What Does Water Mean to You? – by Janet Faveri

The Island President

Ethical Bean Coffee is a proud sponsor of the Vancouver Festival of Ocean Films, being presented June 8th and 9th at the Vancity Theater. We are title sponsors of  The Island President showing Sunday, June 9, at 1pm, and if you haven’t heard of this film, take a moment to check out the website for the VFOF and all the movies being presented.

Reading about the VFOF documentaries and films, I started thinking about my own interactions with water. In 2007, I camped my way around Southern Africa. It was a trip that opened my eyes in a hundred clichéd ways and has led me back Mama Africa twice since. Every adventure was incredibly different from the other, but I often tell these 3 stories, one from each trip, and what a coincidence – they happen to revolve around water!


On that first excursion in 2007, I rafted down the Zambezi River with 4 friends. October is low season when it comes to water over Victoria Falls and through the gorge, but Rapid 4, “Morning Glory”, was raging that day and our raft flipped. I’ll spare the scary and spiritual details, but know this–I thought I was a goner. I let my body be whipped and ravaged underwater for what felt like forever, all the while thinking clearly about how amazingly powerful this water was (and then thinking, “these are my last seconds- shouldn’t I be thinking about my family? My boyfriend? Who gets my car?”). This was a far cry from the carefree day before where I had hiked along, and even sat on an edge of, a portion of Victoria Falls (Zambian side) that had dried up. I was never afraid of water, and am fortunate that this experience didn’t shake me, but it really was my first physical experience with the extreme power of water.
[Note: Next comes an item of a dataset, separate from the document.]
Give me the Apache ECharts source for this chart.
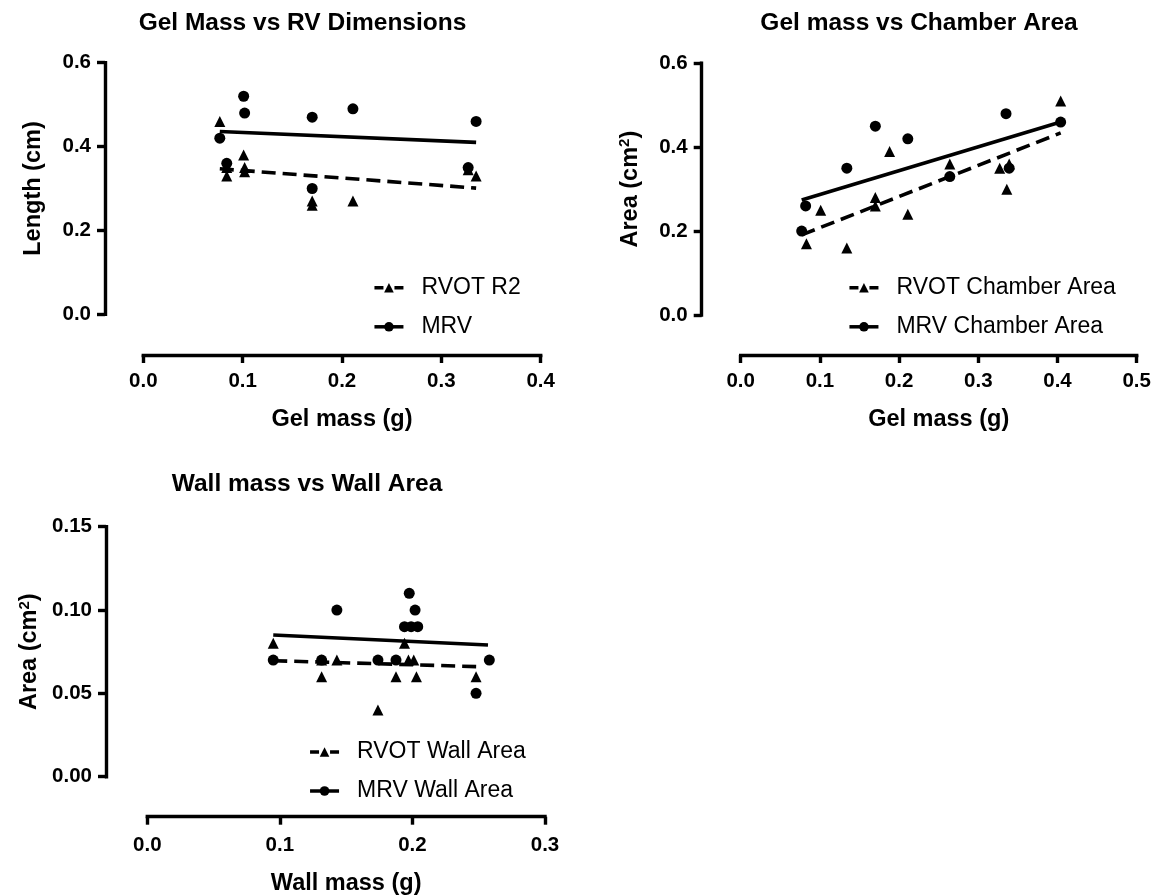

My next adventure to Africa was the east coast of South Africa in KwaZulu-Natal. St. Lucia is small town in the iSimangaliso Wetlands Park, which is a United Nations World Heritage site. I was a volunteer photographer documenting the eight ecosystems comprising the Park. We also used the photos to educate children in Khula village about the special and protected environment they live in. One day we took all the kids to the beach on the Indian Ocean. Some didn’t know they lived five minutes from the ocean and had never seen it before! I couldn’t get my camera out fast enough to take a picture of those 40 kids running and screaming like crazy across the hot sand. The multi-coloured underwear on their tiny brown bodies aiming for the blue and white water- it was a hilarious and a beautifully coloured moment. Those kids had no fear of the water and we splashed, ran from, and jumped waves for hours. The joy we all shared that afternoon in the water created treasured memories for all.


Then there is the reality of water in Africa–sometimes there isn’t any. In 2011, I volunteered to work at a game reserve tracking wildlife and conserving the land.  It wasn’t hard to do either as the area hadn’t had rain in months. There were no grasses hiding the animals and the earth was bone dry so it was easy to work the land. Did I mention it was hot? The water truck came to camp twice a week, and when we heard it roaring down the road and saw the trailing dust cloud from the middle of the reserve, we ran like cheetahs to the cabins at the bottom of the hill (because there was never enough water pumped in to fill the pipes to the cabins at the top of the hill). I will never forget those 3 precious minutes in the shower.  I will also never forget the walk back to my cabin after that shower when out of nowhere it started to rain. And rain it did for 24 hours straight! This was a great development for the animals whose water sources had been replenished. Also for the plants and trees which needed this rain to spur on their growth and in turn provide food for the animals and insects. More importantly though, the rainfall was a very happy time for the locals who struggle valiantly and with much more calm and grace than we would with their water issues.

Nature. It’s phenomenal.

Living on the ocean creates daily opportunities to be impacted by water–from the weather to recreation. Help support our oceans by supporting the Vancouver Festival of Ocean Films and watch Ethical Bean Coffee’s twitter and Facebook for posts for information on the festival as well as a ticket give-away!

10 Responses to What Does Water Mean to You? – by Janet Faveri

  1. Shirley Gust says:

    Excellent work!!

  2. marie fortier says:

    Every day I lined up 5 glasses of water on the counter of my kitchen… for me to consume during the day… With stories like yours and others… each time I lift a glass and drink from it I can consciously taste and appreciate.
    I have the same awareness when I take a shower.
    It is not a lot but a start…
    Thanks for sharing your experiences and your pictures.

  3. Sue Faveri says:

    So glad you have been able to experience all of that, it makes you a more compassionate person.

  4. kurt gust says:

    i joy to read..we all need to travel more,in order to appreciate what we have and enjoy in our own backyard….

  5. Caitlin Griffin says:

    Entirely inspirational.

  6. Marion Doherty says:

    Great writing Janet. Can almost hear the kids laughing and shouting. Sure makes us not take too much for granted doesn’t it.

  7. Cindy Rodier says:

    Great stories! and I love the picture of the kids running towards the water!

  8. Jud Paynter says:

    Thank you Janet. Did you not have the generosity of spirit to volunteer as you do you would not have had these touching vignettes to share. Keep up the good work.